* start *
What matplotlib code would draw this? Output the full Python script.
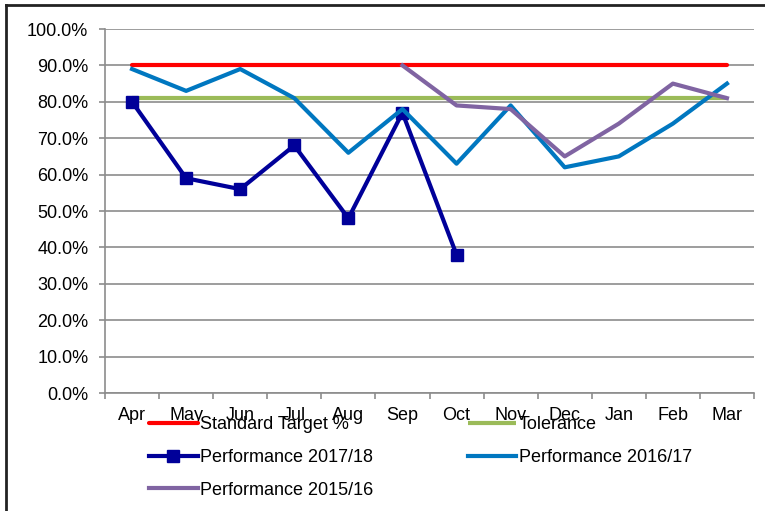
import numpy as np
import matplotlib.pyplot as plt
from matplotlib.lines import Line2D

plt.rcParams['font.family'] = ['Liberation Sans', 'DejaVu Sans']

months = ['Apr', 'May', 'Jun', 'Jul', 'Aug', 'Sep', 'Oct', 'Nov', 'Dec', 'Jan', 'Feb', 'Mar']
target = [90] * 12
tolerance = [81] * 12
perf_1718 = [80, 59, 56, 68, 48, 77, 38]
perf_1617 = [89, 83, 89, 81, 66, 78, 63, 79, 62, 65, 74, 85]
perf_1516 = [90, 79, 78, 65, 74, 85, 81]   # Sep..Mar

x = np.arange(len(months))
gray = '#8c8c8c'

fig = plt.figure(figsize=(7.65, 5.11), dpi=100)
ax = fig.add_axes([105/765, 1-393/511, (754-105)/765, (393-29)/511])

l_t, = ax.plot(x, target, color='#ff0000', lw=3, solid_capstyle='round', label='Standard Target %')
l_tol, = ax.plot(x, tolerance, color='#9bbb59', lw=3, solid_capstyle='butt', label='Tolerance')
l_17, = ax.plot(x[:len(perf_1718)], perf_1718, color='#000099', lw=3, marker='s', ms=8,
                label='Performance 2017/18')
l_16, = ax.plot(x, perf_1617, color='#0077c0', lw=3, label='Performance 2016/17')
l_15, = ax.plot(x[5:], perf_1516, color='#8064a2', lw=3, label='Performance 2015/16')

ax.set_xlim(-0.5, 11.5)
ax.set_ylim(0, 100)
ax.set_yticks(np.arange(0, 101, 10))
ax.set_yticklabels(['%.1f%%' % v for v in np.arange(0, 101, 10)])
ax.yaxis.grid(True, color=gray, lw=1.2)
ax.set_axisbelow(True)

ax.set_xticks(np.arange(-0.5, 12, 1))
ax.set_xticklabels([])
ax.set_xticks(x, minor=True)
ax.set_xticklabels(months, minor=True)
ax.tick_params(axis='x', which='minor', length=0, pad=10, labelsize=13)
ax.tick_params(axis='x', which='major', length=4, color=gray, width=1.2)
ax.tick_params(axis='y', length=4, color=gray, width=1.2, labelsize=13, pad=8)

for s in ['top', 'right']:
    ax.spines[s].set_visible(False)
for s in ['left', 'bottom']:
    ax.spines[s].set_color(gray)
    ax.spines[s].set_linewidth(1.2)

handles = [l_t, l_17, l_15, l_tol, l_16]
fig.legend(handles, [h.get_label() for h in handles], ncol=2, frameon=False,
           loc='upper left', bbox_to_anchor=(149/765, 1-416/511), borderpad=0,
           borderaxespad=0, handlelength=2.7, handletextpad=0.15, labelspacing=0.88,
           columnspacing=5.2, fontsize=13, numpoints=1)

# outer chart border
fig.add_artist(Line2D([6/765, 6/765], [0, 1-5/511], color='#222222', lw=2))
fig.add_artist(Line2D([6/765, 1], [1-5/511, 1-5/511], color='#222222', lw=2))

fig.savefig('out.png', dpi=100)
* end *
* start *
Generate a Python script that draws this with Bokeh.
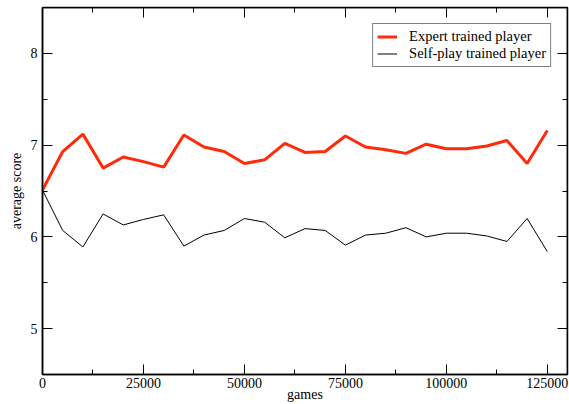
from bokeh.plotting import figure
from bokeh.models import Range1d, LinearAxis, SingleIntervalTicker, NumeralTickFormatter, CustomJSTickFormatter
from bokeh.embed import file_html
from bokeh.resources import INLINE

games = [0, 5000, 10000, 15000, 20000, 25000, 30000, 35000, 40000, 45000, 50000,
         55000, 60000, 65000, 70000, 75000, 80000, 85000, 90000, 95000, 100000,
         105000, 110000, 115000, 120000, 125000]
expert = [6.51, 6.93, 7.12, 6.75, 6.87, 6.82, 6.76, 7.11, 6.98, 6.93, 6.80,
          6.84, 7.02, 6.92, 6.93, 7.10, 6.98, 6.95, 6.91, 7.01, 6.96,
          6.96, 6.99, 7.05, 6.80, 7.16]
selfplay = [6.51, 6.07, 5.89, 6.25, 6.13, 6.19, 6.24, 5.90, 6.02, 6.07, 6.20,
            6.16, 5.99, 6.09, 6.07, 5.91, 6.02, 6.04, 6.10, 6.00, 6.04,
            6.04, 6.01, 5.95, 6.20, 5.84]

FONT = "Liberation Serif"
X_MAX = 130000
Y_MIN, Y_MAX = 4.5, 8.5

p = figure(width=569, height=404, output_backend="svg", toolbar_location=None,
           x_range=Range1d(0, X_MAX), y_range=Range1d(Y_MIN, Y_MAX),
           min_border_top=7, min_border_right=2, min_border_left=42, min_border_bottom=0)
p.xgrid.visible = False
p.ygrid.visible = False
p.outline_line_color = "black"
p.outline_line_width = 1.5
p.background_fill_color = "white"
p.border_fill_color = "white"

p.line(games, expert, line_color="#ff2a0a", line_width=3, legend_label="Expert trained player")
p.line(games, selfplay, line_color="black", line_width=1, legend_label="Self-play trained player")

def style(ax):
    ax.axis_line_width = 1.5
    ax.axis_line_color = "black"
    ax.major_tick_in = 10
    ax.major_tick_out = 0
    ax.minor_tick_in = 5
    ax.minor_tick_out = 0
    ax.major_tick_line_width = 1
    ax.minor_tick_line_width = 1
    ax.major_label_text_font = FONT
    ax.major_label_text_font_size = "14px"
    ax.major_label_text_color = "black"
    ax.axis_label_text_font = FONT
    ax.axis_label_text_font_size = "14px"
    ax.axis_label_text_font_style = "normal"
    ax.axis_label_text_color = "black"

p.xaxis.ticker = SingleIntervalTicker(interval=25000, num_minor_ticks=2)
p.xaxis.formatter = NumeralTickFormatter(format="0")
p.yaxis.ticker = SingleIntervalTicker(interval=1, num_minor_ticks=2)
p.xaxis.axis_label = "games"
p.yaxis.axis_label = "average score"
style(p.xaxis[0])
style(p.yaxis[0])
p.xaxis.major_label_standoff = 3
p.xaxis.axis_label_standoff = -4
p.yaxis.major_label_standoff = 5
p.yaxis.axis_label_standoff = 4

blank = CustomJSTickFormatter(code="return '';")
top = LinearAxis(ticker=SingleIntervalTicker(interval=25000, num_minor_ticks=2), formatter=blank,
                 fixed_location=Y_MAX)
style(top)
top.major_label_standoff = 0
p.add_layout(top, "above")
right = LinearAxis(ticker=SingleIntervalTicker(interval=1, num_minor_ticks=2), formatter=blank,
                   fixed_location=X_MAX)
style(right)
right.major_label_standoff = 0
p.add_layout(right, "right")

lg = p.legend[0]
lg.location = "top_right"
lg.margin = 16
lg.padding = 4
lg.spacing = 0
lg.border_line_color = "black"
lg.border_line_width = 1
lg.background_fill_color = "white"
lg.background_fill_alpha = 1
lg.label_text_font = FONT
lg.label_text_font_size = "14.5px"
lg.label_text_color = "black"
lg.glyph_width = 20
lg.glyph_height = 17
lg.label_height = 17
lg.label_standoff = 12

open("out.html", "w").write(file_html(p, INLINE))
* end *
• Instructions to follow: Using the data above, copy exactly the lines from the one containing "Generate a Python" to the one containing "from bokeh.resources import INLINE", inclusive. Exclude the pictures.

• Solution for this exercise:
Generate a Python script that draws this with Bokeh.
from bokeh.plotting import figure
from bokeh.models import Range1d, LinearAxis, SingleIntervalTicker, NumeralTickFormatter, CustomJSTickFormatter
from bokeh.embed import file_html
from bokeh.resources import INLINE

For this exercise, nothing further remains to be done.